What to do
Starting with the first line below, extract each line through the one that contains "var leadAccel = [0, 0];", inclusive, excluding pictures.

Recorded data
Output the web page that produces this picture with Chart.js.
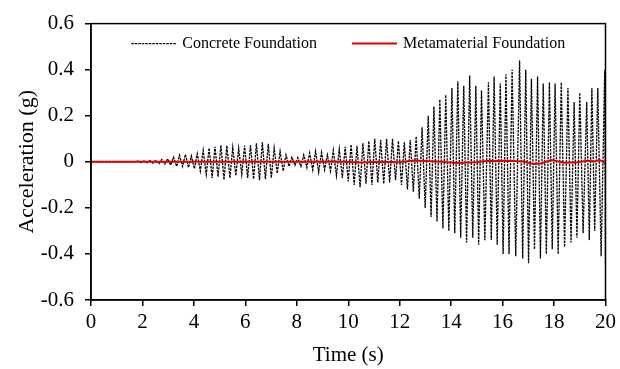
<!DOCTYPE html>
<html>
<head>
<meta charset="utf-8">
<script src="https://cdn.jsdelivr.net/npm/chart.js@4.4.1/dist/chart.umd.min.js"></script>
<style>
  body { margin: 0; background: #fff; }
</style>
</head>
<body>
<canvas id="chart" width="620" height="369"></canvas>
<script>
// values (time in s, acceleration in g)
var seriesNames = ['Concrete Foundation', 'Metamaterial Foundation'];
var xTicks = [0, 2, 4, 6, 8, 10, 12, 14, 16, 18, 20];
var yTicks = [-0.6, -0.4, -0.2, 0, 0.2, 0.4, 0.6];

var leadTime = [0, 1.7];
var leadAccel = [0, 0];

var peakTime = [1.83, 2.06, 2.29, 2.52, 2.75, 2.98, 3.21, 3.44, 3.67, 3.90,
  4.13, 4.36, 4.59, 4.82, 5.05, 5.28, 5.51, 5.74, 5.97, 6.20,
  6.43, 6.66, 6.89, 7.12, 7.35, 7.58, 7.81, 8.04, 8.27, 8.50,
  8.73, 8.96, 9.19, 9.42, 9.65, 9.88, 10.11, 10.34, 10.57, 10.80,
  11.03, 11.26, 11.49, 11.72, 11.95, 12.18, 12.41, 12.64, 12.87,
  13.11, 13.33, 13.56, 13.79,
  14.03, 14.26, 14.49, 14.72, 14.96, 15.18, 15.45, 15.67, 15.91, 16.13,
  16.37, 16.66, 16.90, 17.12, 17.36, 17.58, 17.82, 18.04, 18.28, 18.54,
  18.78, 19.00, 19.27, 19.47, 19.70, 19.97];
var peakAccel = [0.003, 0.004, 0.005, 0.007, 0.01, 0.013, 0.02, 0.028, 0.032, 0.025,
  0.035, 0.05, 0.06, 0.065, 0.072, 0.07, 0.062, 0.058, 0.07, 0.073,
  0.08, 0.085, 0.078, 0.06, 0.045, 0.03, 0.02, 0.018, 0.03, 0.038,
  0.045, 0.04, 0.03, 0.05, 0.055, 0.065, 0.075, 0.07, 0.08, 0.09,
  0.1, 0.095, 0.1, 0.1, 0.09, 0.085, 0.095, 0.11, 0.15,
  0.20, 0.24, 0.27, 0.29,
  0.32, 0.35, 0.33, 0.375, 0.33, 0.31, 0.345, 0.37, 0.34, 0.38,
  0.40, 0.44, 0.40, 0.36, 0.37, 0.34, 0.345, 0.34, 0.345, 0.32,
  0.26, 0.30, 0.26, 0.32, 0.32, 0.40];

var troughTime = [1.95, 2.18, 2.41, 2.64, 2.87, 3.10, 3.33, 3.56, 3.79, 4.02,
  4.25, 4.48, 4.71, 4.94, 5.17, 5.40, 5.63, 5.86, 6.09, 6.32,
  6.55, 6.78, 7.01, 7.24, 7.47, 7.70, 7.93, 8.16, 8.39, 8.62,
  8.85, 9.08, 9.31, 9.54, 9.77, 10.00, 10.23, 10.46, 10.69, 10.92,
  11.15, 11.38, 11.61, 11.84, 12.07, 12.30, 12.53, 12.76, 12.99,
  13.22, 13.45, 13.68, 13.91,
  14.14, 14.37, 14.60, 14.84, 15.07, 15.31, 15.56, 15.79, 16.02, 16.25,
  16.51, 16.78, 17.01, 17.24, 17.47, 17.70, 17.93, 18.16, 18.41, 18.66,
  18.89, 19.13, 19.37, 19.58, 19.83, 20.0];
var troughAccel = [-0.003, -0.004, -0.006, -0.008, -0.01, -0.014, -0.02, -0.02, -0.025, -0.03,
  -0.04, -0.055, -0.07, -0.065, -0.078, -0.07, -0.06, -0.055, -0.07, -0.075,
  -0.08, -0.075, -0.07, -0.05, -0.04, -0.02, -0.015, -0.02, -0.025, -0.035,
  -0.045, -0.035, -0.04, -0.06, -0.07, -0.085, -0.1, -0.11, -0.095, -0.1,
  -0.09, -0.095, -0.09, -0.08, -0.1, -0.12, -0.13, -0.16, -0.2,
  -0.24, -0.26, -0.29, -0.30,
  -0.31, -0.33, -0.35, -0.33, -0.36, -0.34, -0.34, -0.36, -0.40, -0.40,
  -0.41, -0.42, -0.44, -0.38, -0.42, -0.40, -0.38, -0.40, -0.37, -0.35,
  -0.33, -0.31, -0.34, -0.30, -0.41, -0.44];

var metaTime = [0, 8, 9.5, 10.5, 11.3, 12, 12.5, 13, 13.6, 14.2, 15, 15.4, 16.2, 16.8,
  17.2, 17.5, 17.9, 18.4, 18.9, 19.3, 19.6, 19.75, 20];
var metaAccel = [0, 0, 0.001, -0.003, 0, -0.002, 0.006, 0.003, 0, -0.005, -0.002, 0.004, 0.005, 0.001,
  -0.009, -0.006, 0.008, -0.004, -0.002, 0.004, 0.001, 0.008, -0.005];

function zip(t, v) {
  var out = [];
  for (var i = 0; i < t.length; i++) out.push({x: t[i], y: v[i]});
  return out;
}

var concretePts = zip(leadTime, leadAccel)
  .concat(zip(peakTime, peakAccel))
  .concat(zip(troughTime, troughAccel))
  .sort(function(a, b) { return a.x - b.x; });

var serif = 'Liberation Serif, Times New Roman, serif';

// full frame round the plot area
var frame = {
  id: 'frame',
  afterDatasetsDraw: function(chart) {
    var a = chart.chartArea, ctx = chart.ctx;
    ctx.save();
    ctx.strokeStyle = '#000';
    ctx.lineWidth = 1.5;
    ctx.strokeRect(a.left, a.top, a.right - a.left, a.bottom - a.top);
    ctx.restore();
  }
};

// legend row inside the top of the plot, built from the datasets
var insideLegend = {
  id: 'insideLegend',
  afterDraw: function(chart) {
    var a = chart.chartArea, ctx = chart.ctx;
    var sample = 45, gapText = 6, gapItem = 35, y = a.top + 20;
    ctx.save();
    ctx.font = '16px ' + serif;
    ctx.textBaseline = 'middle';
    var sets = chart.data.datasets;
    var total = 0;
    sets.forEach(function(ds, i) {
      total += sample + gapText + ctx.measureText(ds.label).width + (i ? gapItem : 0);
    });
    var x = (a.left + a.right) / 2 - total / 2;
    sets.forEach(function(ds, i) {
      if (i) x += gapItem;
      ctx.strokeStyle = ds.borderColor;
      ctx.lineWidth = ds.borderWidth;
      ctx.setLineDash(ds.borderDash || []);
      ctx.beginPath();
      ctx.moveTo(x, y);
      ctx.lineTo(x + sample, y);
      ctx.stroke();
      x += sample + gapText;
      ctx.fillStyle = '#000';
      ctx.fillText(ds.label, x, y);
      x += ctx.measureText(ds.label).width;
    });
    ctx.restore();
  }
};

new Chart(document.getElementById('chart'), {
  type: 'line',
  data: {
    datasets: [{
      label: seriesNames[0],
      data: concretePts,
      borderColor: '#000',
      borderWidth: 1.3,
      borderDash: [2.5, 1],
      pointRadius: 0,
      order: 1
    }, {
      label: seriesNames[1],
      data: zip(metaTime, metaAccel),
      borderColor: '#e00000',
      borderWidth: 2,
      pointRadius: 0,
      order: 0
    }]
  },
  options: {
    responsive: false,
    animation: false,
    layout: { padding: { top: 18, right: -4, left: 0, bottom: 0 } },
    plugins: {
      tooltip: { enabled: false },
      legend: { display: false }
    },
    scales: {
      x: {
        type: 'linear',
        min: 0, max: 20,
        afterBuildTicks: function(s) { s.ticks = xTicks.map(function(v) { return {value: v}; }); },
        afterFit: function(s) { s.height = 69; },
        grid: { drawOnChartArea: false, drawTicks: true, tickLength: 6, color: '#000', lineWidth: 1.5 },
        border: { color: '#000', width: 1.5 },
        ticks: { color: '#000', padding: 4, maxRotation: 0, font: { family: serif, size: 21 } },
        title: { display: true, text: 'Time (s)', color: '#000', padding: { top: 0, bottom: 1 }, font: { family: serif, size: 21 } }
      },
      y: {
        min: -0.6, max: 0.6,
        afterBuildTicks: function(s) { s.ticks = yTicks.map(function(v) { return {value: v}; }); },
        afterFit: function(s) { s.width = 91; },
        grid: { drawOnChartArea: false, drawTicks: true, tickLength: 6, color: '#000', lineWidth: 1.5 },
        border: { color: '#000', width: 1.5 },
        ticks: {
          color: '#000', padding: 11, font: { family: serif, size: 21 },
          callback: function(v) { return v === 0 ? '0' : v.toFixed(1); }
        },
        title: { display: true, text: 'Acceleration (g)', color: '#000', padding: { top: 14, bottom: 0 }, font: { family: serif, size: 22 } }
      }
    }
  },
  plugins: [frame, insideLegend]
});
</script>
</body>
</html>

Solution to this exercise
Output the web page that produces this picture with Chart.js.
<!DOCTYPE html>
<html>
<head>
<meta charset="utf-8">
<script src="https://cdn.jsdelivr.net/npm/chart.js@4.4.1/dist/chart.umd.min.js"></script>
<style>
  body { margin: 0; background: #fff; }
</style>
</head>
<body>
<canvas id="chart" width="620" height="369"></canvas>
<script>
// values (time in s, acceleration in g)
var seriesNames = ['Concrete Foundation', 'Metamaterial Foundation'];
var xTicks = [0, 2, 4, 6, 8, 10, 12, 14, 16, 18, 20];
var yTicks = [-0.6, -0.4, -0.2, 0, 0.2, 0.4, 0.6];

var leadTime = [0, 1.7];
var leadAccel = [0, 0];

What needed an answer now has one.